Circo Da Vinci (pasen y lean)

Desde que comenzó la inicua campaña mediática contra El Código Da Vinci, filme sin estrenar incluido en la quema antes incluso de ser visto por nadie, aumentó la expectación por el estreno de dicha adaptación. Todos queríamos saber como se esgrimiría tal tarea, a pesar de lo predecible del resultado. Y es que no podía ser de otra forma: Hollywood no se atrevería a mover una sola línea de esa novela multimillonaria, cuya lectura resulta de por sí un ejercicio de pura sugestión cinematográfica. Vamos, que Dan Brown había escrito cine envolviéndolo con diferente celofán (éste, más goloso que cualquier guión: la oportunidad de otorgarle el placer al ciudadano de saberse lector de algo más que las facturas de teléfono). Lo mismo que Crichton, Clancy, o King (éste solo a veces), pero con un poquito más de gracia. Desde luego, con la misma torpeza y simplicidad que los dos primeros, aunque sin la picardía y perversidad cómplice del tío Stephen.
Así pues, este código proporcionaba una llaneza absoluta en su estilo, además de un argumento ajado e incluso estrellado con anterioridad. Pero eso sí, entretiene y engancha de manera atroz, llevándolo a uno al terreno que el autor (o más bien la editorial, desea). Puede que no sea más que un efímero e intrascendente crucigrama extremo, pero lo cierto es que el placer de contemplar el aparatoso espectáculo que ha arrastrado su efecto, aglomerando en un único frente de indignación y estrangulamiento de gritos celestiales a culturetas, curas, e historiadores del mundo, merece la pena. Bueno, eso y, no lo digan muy alto, la diversión que proporciona verse parte de una historia que, insisto, atrapa con facilidad asombrosa.
Así que le tocaba mover ficha a la industria del cine, y para la adaptación (perdón, mudanza debería decir) escogieron al chico bueno de la primera fila.
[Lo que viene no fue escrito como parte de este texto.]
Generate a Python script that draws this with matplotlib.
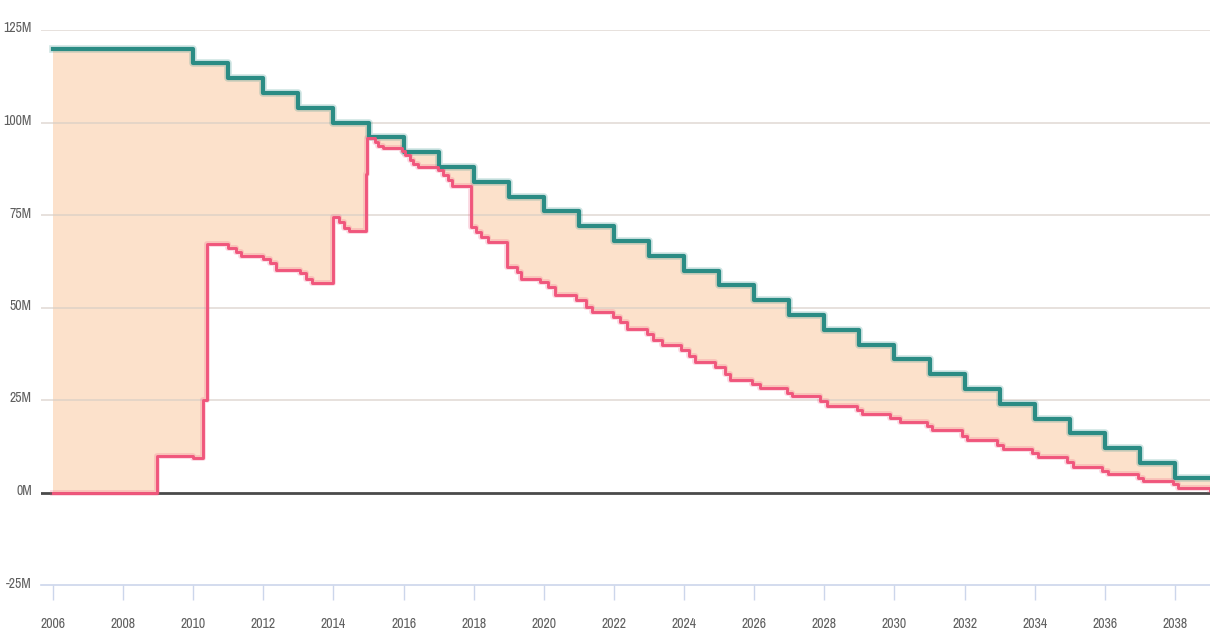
import numpy as np
import matplotlib
matplotlib.use("Agg")
import matplotlib.pyplot as plt
import matplotlib.transforms as mtransforms
from matplotlib import font_manager

# ---------------- data ----------------
green_years = [2006, 2010, 2011, 2012, 2013, 2014, 2015, 2016, 2017, 2018, 2019,
               2020, 2021, 2022, 2023, 2024, 2025, 2026, 2027, 2028, 2029, 2030,
               2031, 2032, 2033, 2034, 2035, 2036, 2037, 2038, 2039]
green_values = [120, 116, 112, 108, 104, 100, 96, 92, 88, 84, 80,
                76, 72, 68, 64, 60, 56, 52, 48, 44, 40, 36,
                32, 28, 24, 20, 16, 12, 8, 4, 4]

pink_dates = [2006.00, 2008.97, 2009.50, 2010.00, 2010.28, 2010.40,
              2011.00, 2011.22, 2011.35, 2012.00, 2012.19, 2012.36,
              2013.04, 2013.23, 2013.38, 2013.98, 2014.15, 2014.30, 2014.45,
              2014.93, 2014.96, 2015.18, 2015.27, 2015.40, 2015.95,
              2016.04, 2016.18, 2016.27, 2016.41, 2016.98, 2017.12, 2017.27, 2017.37,
              2017.93, 2018.07, 2018.21, 2018.40, 2018.94, 2019.22, 2019.36,
              2019.89, 2020.11, 2020.31, 2020.93, 2021.21, 2021.36,
              2021.98, 2022.18, 2022.36, 2022.95, 2023.12, 2023.36,
              2023.90, 2024.15, 2024.30, 2024.89, 2025.17, 2025.31,
              2025.93, 2026.17, 2026.93, 2027.07, 2027.88, 2028.07,
              2028.93, 2029.07, 2029.87, 2030.16, 2030.92, 2031.06,
              2031.92, 2032.07, 2032.92, 2033.10, 2033.91, 2034.10,
              2034.91, 2035.10, 2035.91, 2036.10, 2036.96, 2037.10,
              2037.95, 2038.10, 2039.00]
pink_values = [0.0, 10.0, 9.8, 9.4, 24.9, 67.1,
               66.2, 65.0, 63.9, 63.0, 61.9, 60.1,
               59.2, 57.8, 56.6, 74.4, 73.1, 71.6, 70.8,
               86.0, 95.7, 94.8, 93.7, 93.2, 92.3,
               91.2, 89.8, 88.9, 88.0, 87.1, 85.8, 84.4, 82.9,
               71.8, 70.4, 69.1, 67.6, 61.0, 59.6, 57.8,
               56.9, 55.5, 53.3, 51.9, 50.1, 48.9,
               47.4, 46.0, 44.3, 42.9, 41.3, 39.8,
               38.4, 36.8, 35.3, 33.9, 32.1, 30.5,
               29.4, 28.3, 27.0, 26.0, 24.6, 23.3,
               22.3, 21.3, 20.2, 19.0, 17.9, 16.8,
               15.3, 14.1, 12.8, 11.8, 10.6, 9.6,
               8.3, 7.0, 5.9, 5.0, 4.0, 3.2,
               2.3, 1.3, 0.6]

y_ticks = [-25, 0, 25, 50, 75, 100, 125]
y_tick_labels = ["-25M", "0M", "25M", "50M", "75M", "100M", "125M"]
x_ticks = list(range(2006, 2039, 2))
x_tick_labels = [str(y) for y in x_ticks]

# ---------------- style ----------------
GREEN = "#2b8c84"
PINK = "#f0567c"
FILL = "#fce1cb"
TEXT = "#5f5f5f"


def _w(f):
    w = f.weight
    if isinstance(w, str):
        w = {"light": 300, "normal": 400, "regular": 400, "book": 400,
             "medium": 500, "bold": 700}.get(w.lower(), 400)
    return w


narrow = []
for f in font_manager.fontManager.ttflist:
    lname = (f.name + " " + f.fname).lower()
    is_narrow = ("condensed" in lname or "narrow" in lname or
                 f.stretch in ("condensed", "semi-condensed", "extra-condensed"))
    if is_narrow and f.style == "normal" and "italic" not in lname and "oblique" not in lname:
        narrow.append(f)
narrow.sort(key=lambda f: (abs(_w(f) - 350), f.name))
if narrow:
    fp = font_manager.FontProperties(fname=narrow[0].fname, size=10)
else:
    fp = font_manager.FontProperties(family="DejaVu Sans", size=8.5)

fig = plt.figure(figsize=(12.10, 6.33), dpi=100)
ax = fig.add_axes([41 / 1210, (633 - 585) / 633, 1 - 41 / 1210, (585 - 30) / 633])

gx = np.array(green_years, dtype=float)
gy = np.array(green_values, dtype=float)
px = np.array(pink_dates, dtype=float)
py = np.array(pink_values, dtype=float)
allx = np.union1d(gx, px)
g_at = gy[np.searchsorted(gx, allx, side="right") - 1]
p_at = py[np.searchsorted(px, allx, side="right") - 1]

ax.fill_between(allx, p_at, g_at, step="post", facecolor=FILL,
                edgecolor="none", zorder=1)

for v in y_ticks:
    if v in (0, -25):
        continue
    ax.axhline(v, color="#d6cdc5", lw=1.4, alpha=0.6, zorder=2)
ax.axhline(0, color="#4a4a4a", lw=2.0, zorder=3)

ax.step(gx, gy, where="post", color=GREEN, lw=5.5, alpha=0.22, zorder=4)
ax.step(gx, gy, where="post", color=GREEN, lw=3.0, zorder=5)
ax.step(px, py, where="post", color=PINK, lw=4.2, alpha=0.22, zorder=4)
ax.step(px, py, where="post", color=PINK, lw=2.1, zorder=6)

ax.set_xlim(2006 - 12 / 35.06, 2039.0)
ax.set_ylim(-25, 125)

for s in ["top", "right", "left"]:
    ax.spines[s].set_visible(False)
ax.spines["bottom"].set_color("#ccd6eb")
ax.spines["bottom"].set_linewidth(1.2)

ax.set_yticks(y_ticks)
ax.set_yticklabels(y_tick_labels, fontproperties=fp, color=TEXT)
ax.tick_params(axis="y", length=0, pad=6.5)
ax.set_xticks(x_ticks)
ax.set_xticklabels(x_tick_labels, fontproperties=fp, color=TEXT)
ax.tick_params(axis="x", length=11, width=1, color="#ccd6eb", pad=12)

off = mtransforms.ScaledTranslation(0, 3 / 100, fig.dpi_scale_trans)
for lab in ax.get_yticklabels():
    lab.set_transform(lab.get_transform() + off)

fig.savefig("out.png", dpi=100)
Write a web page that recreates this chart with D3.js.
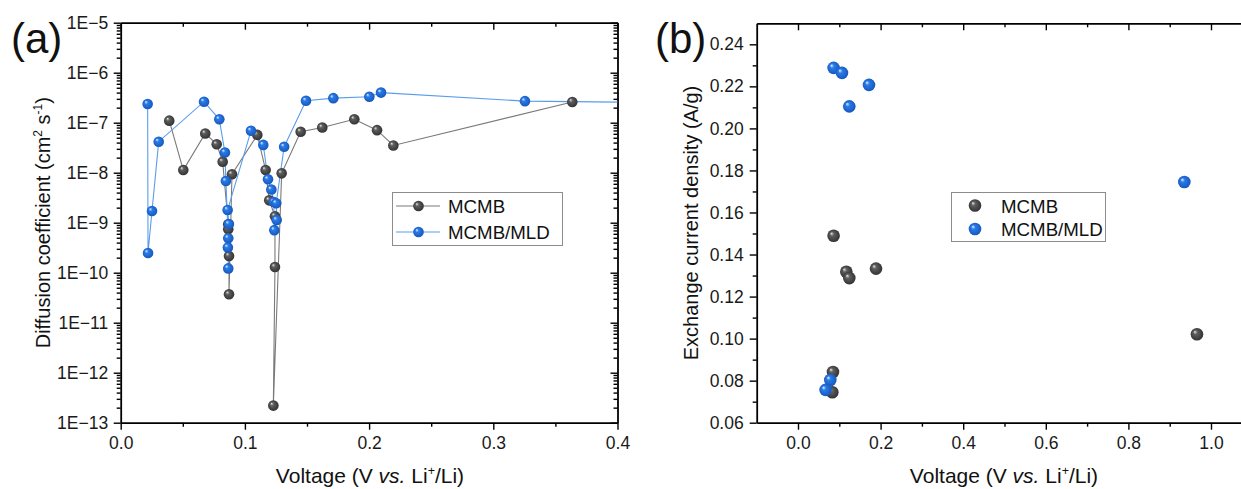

Convertido en un hito del buenrrollismo y la benévola voluntad gracias a esos míticos capítulos de Los Simpson, Ron Howard se hizo con el puesto. Al proyecto aportó, como no podía ser de otra manera, su estrábica percepción de lo dramático (esos flashbacks entre campos florados, a blanco y negro y con música funeraria). Del reparto, se podría decir que les ha costado bien poco meterse en el disfraz. Cada actor parece desempeñar su tarea con una facilidad pasmosa, como si pasaran por allí. Es el caso de un Tom Hanks que ha parecido embutirse de manera preocupante en un método de interpretación similar al del personaje de Will Ferrel en Melinda y Melinda. Si éste añadía siempre cojera a sus representaciones, Hanks proporciona diferente grado de sobrenatural papada a las suyas. Esta vez, a Langdon le ha tocado la más grotesca, peor incluso que aquella que se marcaba al besar a Meg Ryan (aunque entonces sí se lo perdonamos, pobrecito…). El resto del elenco, a excepción de Bettany (gran Silas) y Amelie (¿alguien la llama por su nombre?) es más de lo mismo, como un Renno que parece dormir con una placa debajo del colchón, o ese Ian Mclein para quien los guionistas reservaron las frases más anárquicas de un guión que es pura caligrafía. Sus líneas de diálogo las interpreta con la gracia que solo un mariquita que por fin ha asumido su condición de locaza (olvídense del coñazo de Dioses y Monstruos). El chiste en el que pronuncia la palabra “pene”, suena en su boca como la música en manos de un Mozart sin medicación. La ex musa de Jan Pierre Jenuet debería aprender de sus compañeros y divertirse un poco más a la hora pisar un plató, al menos para una producción como ésta. Se empeña en bucear en la psique de sus personajes, en ser intensa, profunda… Agh. ¿Lo adivinan? Su Sophie Neveau duerme a las piedras.
Pero, a pesar de todo, el reconocimiento plácido al que la película somete al lector puede caer en un banal efecto somnífero. Y además, se olvida del espectador que no ha comprado el libro de Brown. Por ejemplo, en ningún momento se mencionan las profesiones del viejo Saunier, ni de su nieta. Pero ahí entraríamos en materia quisquillosa, la de un análisis que, desde luego, no pide El código Da Vinci. Lo que sí parece reclamar a gritos, vista la falta de ritmo del filme, es una máquina del tiempo demente, o una tarta parlante. ¿No creen?